Children in Anacostia have access to a public library. And library officials point out that so far this year the facility has seen more than 101,500 visits, with more than 6,500 children and teens books checked out. But literacy experts stress the importance of having books in the home, too.

"The home library and the public library really work to complement each other," Williams said. "The library gives you the opportunity of discovery through browsing the different topics, but owning a book means you can read it over and over again, building a love of reading."

It also could help close a persistent achievement gap between low-income children and children raised with more resources, educators have said. A 1995 study from the University of Kansas found that children raised in poverty hear 30 million fewer words before entering kindergarten than their affluent counterparts.

"Kids in this area can be as much as five years behind in reading level and literacy," said Robin Berkley, executive director of Horton's Kids, which helps struggling children in Southeast Washington improve their reading and math skills.

The vending machines are the most recent addition to helping children in Anacostia boost their skills, but not the only one.

The library has initiated specific summer programs geared toward fighting the summer learning slide. It also helps provide meals for students who would have received a free lunch in school.

The school system has a program that sent each elementary and eighth-grade student home for the summer with three books.

But JetBlue officials are hoping that the vending machines will catch on and that Anacostia will be the first of many communities where books will be dispensed to children for free. And they're pressing to make it as easy as possible to get books into the hands of youths.

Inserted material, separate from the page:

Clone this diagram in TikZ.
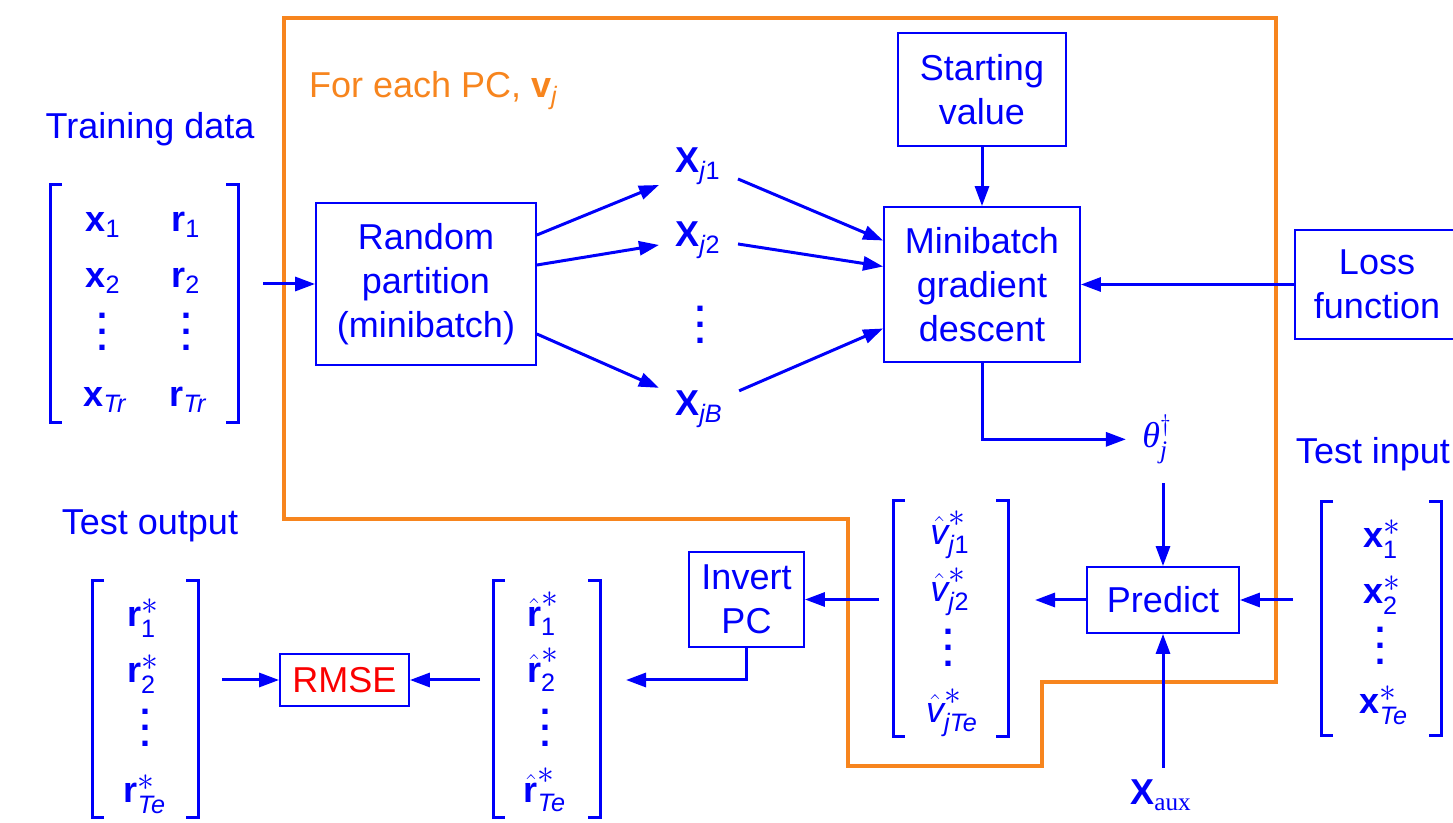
\documentclass[tikz,border=0pt]{standalone}
\usepackage{amsmath}
\usepackage{amssymb}
\usepackage{fontspec}
\setmainfont{Liberation Sans}
\newfontfamily\pcserif{Liberation Serif}
\usetikzlibrary{arrows.meta}

\definecolor{pcblue}{RGB}{0,0,250}
\definecolor{pcorange}{RGB}{247,133,30}
\definecolor{pcred}{RGB}{250,0,0}

\newcommand{\pcstar}{\scalebox{1.4}{$\scriptstyle\ast$}}
\newcommand{\tallvdots}{\vbox{\baselineskip=8pt\lineskiplimit=0pt\hbox{\textbf{.}}\hbox{\textbf{.}}\hbox{\textbf{.}}}}
\newcommand{\matbrackets}[1]{%
\draw[brk] ([xshift=6pt]#1.north west) -- (#1.north west) -- (#1.south west) -- ([xshift=6pt]#1.south west);
\draw[brk] ([xshift=-6pt]#1.north east) -- (#1.north east) -- (#1.south east) -- ([xshift=-6pt]#1.south east);}

\tikzset{
every node/.style={font=\fontsize{18}{22}\selectfont, text=pcblue},
box/.style={draw=pcblue, line width=0.9pt, align=center, inner sep=2pt},
mat/.style={inner sep=0pt, outer sep=0pt},
entry/.style={anchor=base, inner sep=0pt},
arr/.style={draw=pcblue, line width=1.5pt, -{Triangle[length=10pt,width=7pt]}},
brk/.style={draw=pcblue, line width=1.5pt, line join=miter},
pcloop/.style={draw=pcorange, line width=1.6pt}
}

\begin{document}
\begin{tikzpicture}[x=0.5pt,y=-0.5pt]
\useasboundingbox (0,0) rectangle (1453,823);
\draw[pcloop] (284,18) -- (1276,18) -- (1276,682) -- (1042,682) -- (1042,766) -- (848,766) -- (848,519) -- (284,519) -- cycle;
\node[anchor=base west, text=pcorange] (pclbl) at (302,98) {For each PC, $\textbf{v}_{\textit{j}}$};

\node[anchor=base] (trlbl) at (150,139) {Training data};
\node[mat, minimum width=94pt, minimum height=119pt] (trmat) at (144,304) {};
\matbrackets{trmat}
\node[entry] (tr-x1) at (103,232) {$\textbf{x}_{\text{1}}$};
\node[entry] (tr-r1) at (186,232) {$\textbf{r}_{\text{1}}$};
\node[entry] (tr-x2) at (103,288) {$\textbf{x}_{\text{2}}$};
\node[entry] (tr-r2) at (186,288) {$\textbf{r}_{\text{2}}$};
\node[inner sep=0pt] (tr-xd) at (103,332) {\tallvdots};
\node[inner sep=0pt] (tr-rd) at (186,332) {\tallvdots};
\node[entry] (tr-xT) at (105,407) {$\textbf{x}_{\textit{Tr}}$};
\node[entry] (tr-rT) at (188,407) {$\textbf{r}_{\textit{Tr}}$};

\node[box, minimum width=110pt, minimum height=81pt] (rand) at (426,284) {Random\\partition\\(minibatch)};
\node[entry] (xj1) at (698,173) {$\textbf{X}_{\text{\textit{j}1}}$};
\node[entry] (xj2) at (698,247) {$\textbf{X}_{\text{\textit{j}2}}$};
\node[inner sep=0pt] (xjd) at (700,325) {\tallvdots};
\node[entry] (xjB) at (699,416) {$\textbf{X}_{\textit{jB}}$};

\node[box, minimum width=84pt, minimum height=56.5pt] (start) at (982,89.5) {Starting\\value};
\node[box, minimum width=98pt, minimum height=77.5pt] (gd) at (982,284.5) {Minibatch\\gradient\\descent};
\node[box, minimum width=82pt, minimum height=54.5pt] (loss) at (1377,284.5) {Loss\\function};
\node[entry] (theta) at (1157,448) {$\text{\pcserif\itshape θ}^{\dagger}_{\text{\pcserif\itshape j}}$};

\node[anchor=base] (inlbl) at (1373,464) {Test input};
\node[mat, minimum width=60pt, minimum height=117pt] (inmat) at (1381,619) {};
\matbrackets{inmat}
\node[entry] (in-x1) at (1382,548) {$\textbf{x}^{\pcstar}_{\text{1}}$};
\node[entry] (in-x2) at (1382,604) {$\textbf{x}^{\pcstar}_{\text{2}}$};
\node[inner sep=0pt] (in-xd) at (1380,646) {\tallvdots};
\node[entry] (in-xT) at (1384,714) {$\textbf{x}^{\pcstar}_{\textit{Te}}$};

\node[box, minimum width=76pt, minimum height=33pt] (predict) at (1163,600) {Predict};
\node[entry] (xaux) at (1161,805) {$\textbf{X}_{\text{\pcserif aux}}$};

\node[mat, minimum width=57.5pt, minimum height=118pt] (vhatmat) at (950.5,619) {};
\matbrackets{vhatmat}
\node[entry] (vh-1) at (950,545) {$\hat{\textit{v}}^{\pcstar}_{\text{\textit{j}1}}$};
\node[entry] (vh-2) at (950,602) {$\hat{\textit{v}}^{\pcstar}_{\text{\textit{j}2}}$};
\node[inner sep=0pt] (vh-d) at (948,648) {\tallvdots};
\node[entry] (vh-T) at (952,723) {$\hat{\textit{v}}^{\pcstar}_{\textit{jTe}}$};

\node[box, minimum width=57.5pt, minimum height=47.5pt] (invert) at (746.5,599.5) {Invert\\PC};

\node[mat, minimum width=53.5pt, minimum height=118.5pt] (rhatmat) at (546.5,699.5) {};
\matbrackets{rhatmat}
\node[entry] (rh-1) at (543,627) {$\hat{\textbf{r}}^{\pcstar}_{\text{1}}$};
\node[entry] (rh-2) at (543,683) {$\hat{\textbf{r}}^{\pcstar}_{\text{2}}$};
\node[inner sep=0pt] (rh-d) at (545,728) {\tallvdots};
\node[entry] (rh-T) at (545,803) {$\hat{\textbf{r}}^{\pcstar}_{\textit{Te}}$};

\node[box, text=pcred, minimum width=64.5pt, minimum height=26pt] (rmse) at (344.5,680) {RMSE};

\node[anchor=base] (outlbl) at (150,535) {Test output};
\node[mat, minimum width=53pt, minimum height=118.5pt] (outmat) at (145,699.5) {};
\matbrackets{outmat}
\node[entry] (out-1) at (143,627) {$\textbf{r}^{\pcstar}_{\text{1}}$};
\node[entry] (out-2) at (143,683) {$\textbf{r}^{\pcstar}_{\text{2}}$};
\node[inner sep=0pt] (out-d) at (145,728) {\tallvdots};
\node[entry] (out-T) at (145,803) {$\textbf{r}^{\pcstar}_{\textit{Te}}$};

\draw[arr, shorten <=12.5pt] (trmat.east |- rand.west) -- (rand.west);
\draw[arr] ([yshift=24.5pt]rand.east) -- ([xshift=-8pt]xj1.south west);
\draw[arr] ([yshift=9.5pt]rand.east) -- ([xshift=-8pt,yshift=7pt]xj2.south west);
\draw[arr] ([yshift=-25pt]rand.east) -- ([xshift=-8pt,yshift=1.5pt]xjB.north west);
\draw[arr] ([xshift=8.5pt,yshift=3pt]xj1.south east) -- ([yshift=22pt]gd.west);
\draw[arr] ([xshift=8.5pt,yshift=7.5pt]xj2.south east) -- ([yshift=9pt]gd.west);
\draw[arr] ([xshift=8pt]xjB.north east) -- ([yshift=-22pt]gd.west);
\draw[arr] (start.south) -- (gd.north);
\draw[arr] (loss.west) -- (gd.east);
\draw[arr, shorten >=8pt] (gd.south) |- (theta.west);
\draw[arr, shorten <=9.5pt] (theta.south -| predict.north) -- (predict.north);
\draw[arr, shorten <=6pt] (xaux.north -| predict.south) -- (predict.south);
\draw[arr, shorten <=14pt] (inmat.west |- predict.east) -- (predict.east);
\draw[arr, shorten >=13.5pt] (predict.west) -- (vhatmat.east |- predict.west);
\draw[arr, shorten <=7pt] (vhatmat.west |- invert.east) -- (invert.east);
\draw[arr, shorten >=13pt] (invert.south) |- (rhatmat.east |- rmse.east);
\draw[arr, shorten <=6.5pt] (rhatmat.west |- rmse.east) -- (rmse.east);
\draw[arr, shorten <=12pt] (outmat.east |- rmse.west) -- (rmse.west);
\end{tikzpicture}
\end{document}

Parents can opt into getting text message alerts and updates about books that are available. Children can return as many times as they want to pick up a new paperback. The machines will keep track of new users, but not how many each child takes home.

Shelley Hudson, executive administrator for Matthews Memorial Baptist Church, said she hopes the free books push parents to read more to their kids.

"It will help connect the family, and have parents reading to their kids," Hudson said. "That expands their imagination and gets them excited about reading."

Gibbs said JetBlue officials have an idea of how they want the program to conclude:

"Hopefully, at the end of the summer there are no books left, and they will all be out in the community," she said.